Elizabeth Behrend and Jennifer Smith have welcomed its departure, however, wait with baited breath to see how Moree Shire Council plan to replace it.
Mayor Katrina Humphries said controversy over the sign had been on council's radar for "a while", after complaints were made about both the wording and location of the historically significant sign.
"While it may seem like an easy fix, we have to be able to mark it in a way that keeps the historical significance of the graves, while also taking into account the meaning of the word today," Cr Humphries said.
"It is a very emotive issue, and cemeteries are very emotive places, and we simply have to get it right."

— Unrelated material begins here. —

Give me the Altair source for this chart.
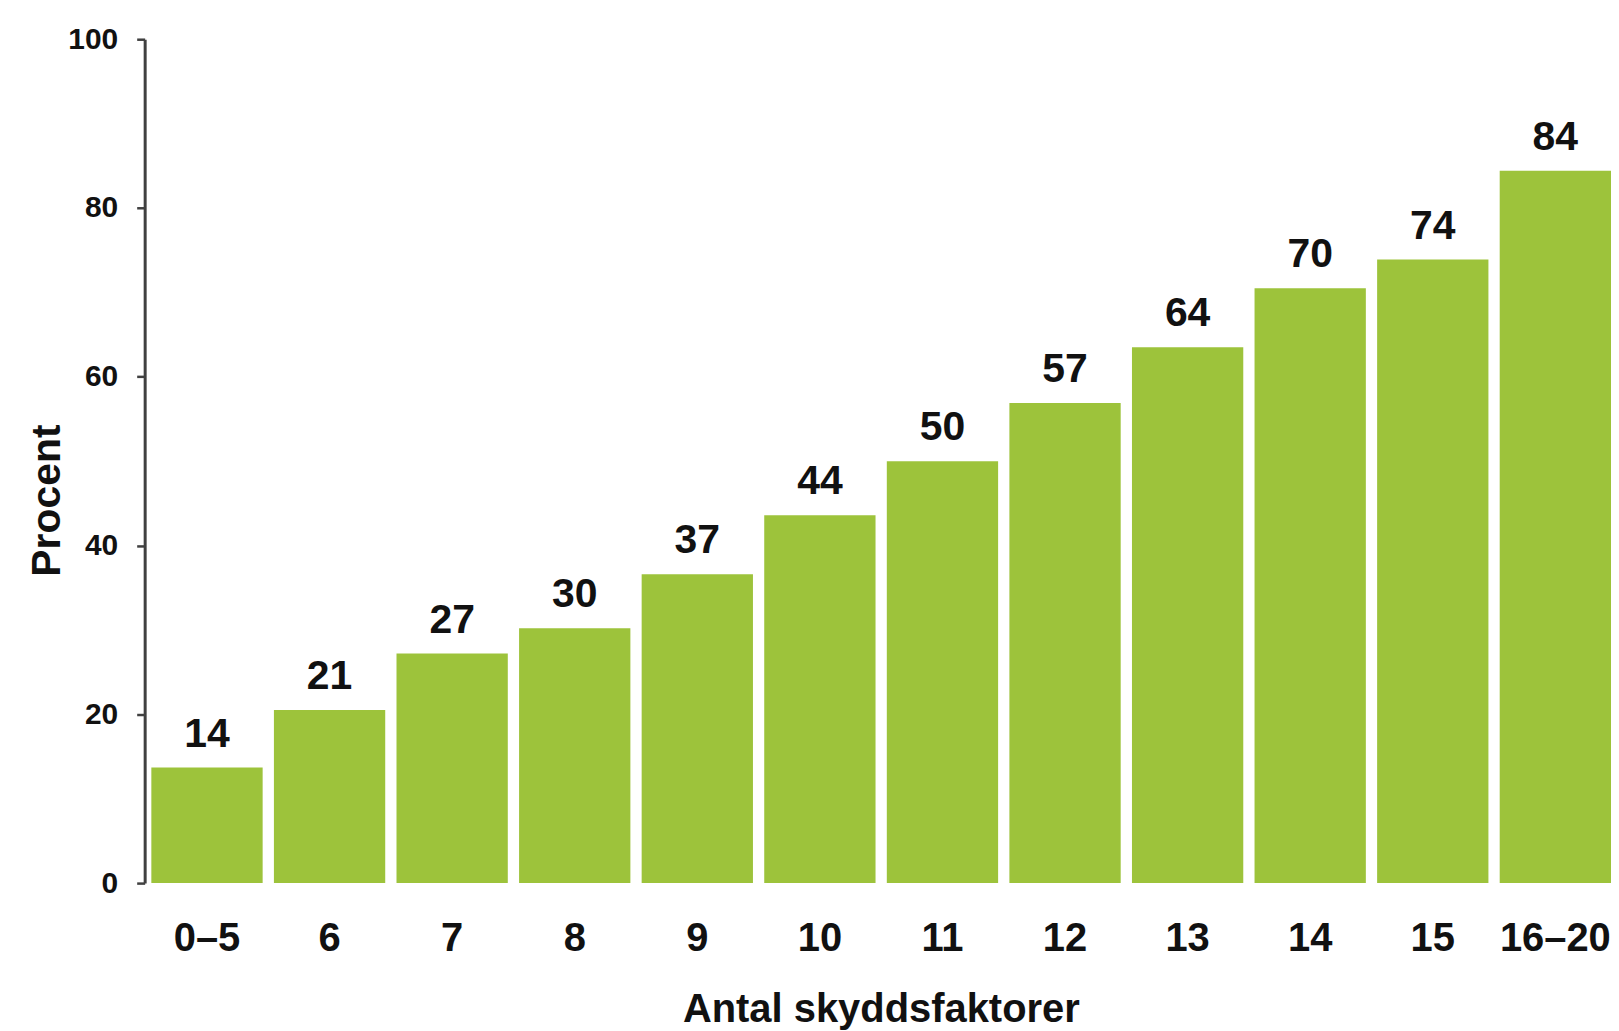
import altair as alt
import pandas as pd

categories = ["0–5", "6", "7", "8", "9", "10", "11", "12", "13", "14", "15", "16–20"]
values = [13.7, 20.5, 27.2, 30.2, 36.6, 43.6, 50.0, 56.9, 63.5, 70.5, 73.9, 84.4]
labels = ["14", "21", "27", "30", "37", "44", "50", "57", "64", "70", "74", "84"]

df = pd.DataFrame({"cat": categories, "val": values, "lab": labels})

FONT = "Liberation Sans"
PLOT_W = 1470
PLOT_H = 846

x = alt.X(
    "cat:N",
    sort=categories,
    scale=alt.Scale(range=[6.7, PLOT_W], paddingInner=0.092, paddingOuter=0),
    axis=alt.Axis(
        title="Antal skyddsfaktorer",
        labelAngle=0,
        ticks=False,
        tickSize=0,
        domain=False,
        grid=False,
        labelPadding=36,
        labelFont=FONT,
        labelFontSize=40,
        labelFontWeight="bold",
        labelColor="#111111",
        titleFont=FONT,
        titleFontSize=40,
        titleFontWeight="bold",
        titleColor="#111111",
        titleBaseline="alphabetic",
        titleY=139,
        titleX=PLOT_W / 2 + 3,
    ),
)

y = alt.Y(
    "val:Q",
    scale=alt.Scale(domain=[0, 100], nice=False, zero=True),
    axis=alt.Axis(
        title="Procent",
        values=[0, 20, 40, 60, 80, 100],
        grid=False,
        domainColor="#404040",
        domainWidth=3,
        tickColor="#404040",
        tickWidth=2.5,
        tickSize=8,
        labelPadding=19,
        labelFont=FONT,
        labelFontSize=30,
        labelFontWeight="bold",
        labelColor="#111111",
        titleFont=FONT,
        titleFontSize=41,
        titleFontWeight="bold",
        titleColor="#111111",
        titleAngle=-90,
        titleBaseline="alphabetic",
        titleAlign="center",
        titleX=-85,
        titleY=462,
    ),
)

bars = alt.Chart(df).mark_bar(color="#9DC33B").encode(x=x, y=y)

text = alt.Chart(df).mark_text(
    baseline="alphabetic",
    dy=-21,
    font=FONT,
    fontSize=41,
    fontWeight="bold",
    color="#111111",
).encode(x=x, y=y, text="lab:N")

chart = (
    alt.layer(bars, text)
    .properties(
        width=PLOT_W,
        height=PLOT_H,
        background="white",
        autosize=alt.AutoSizeParams(type="none"),
        padding={"left": 137, "top": 30, "right": 0, "bottom": 152},
    )
    .configure_view(strokeWidth=0, stroke="transparent")
)

chart.save("out.html", embed_options={"renderer": "svg", "actions": False})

While it may seem like an easy fix, we have to be able to mark it in a way that keeps the historical significance of the graves, while also taking into account the meaning of the word today.Katrina Humphries
Concerns aired to council involved the ostentatious positioning of the sign, which some have said infers the new council plots are in the designated area.
Mrs Behrend welcomed the removal of the sign, pleased the council had listened and responded to the community's concerns.
"The sign was very large and was at eye level of anyone who was attending a funeral ... the signage implied that the whole new section of lawn was classed as 'destitute'."
She said this was emphasised by the lack of signage denoting the new section.
Ms Smith hoped an alternate way could be found to designate the area, with more information about when the section was in use, distinguishing it from the land more recently used.
"I feel that another word could be used to identify the area, like 'Public Funded Graves'," she said.
"The idea that these poor souls will forever be labelled as destitute, poor and worthless when in fact they were people who may have fallen on hard times through no fault of their own. It just made me sad. It is only a small area so why not a small sign?"
Mrs Behrend said these sections of cemeteries are our history and should be acknowledged, but perhaps a small sign facing south identifying the 10 graves that make up that section would suffice.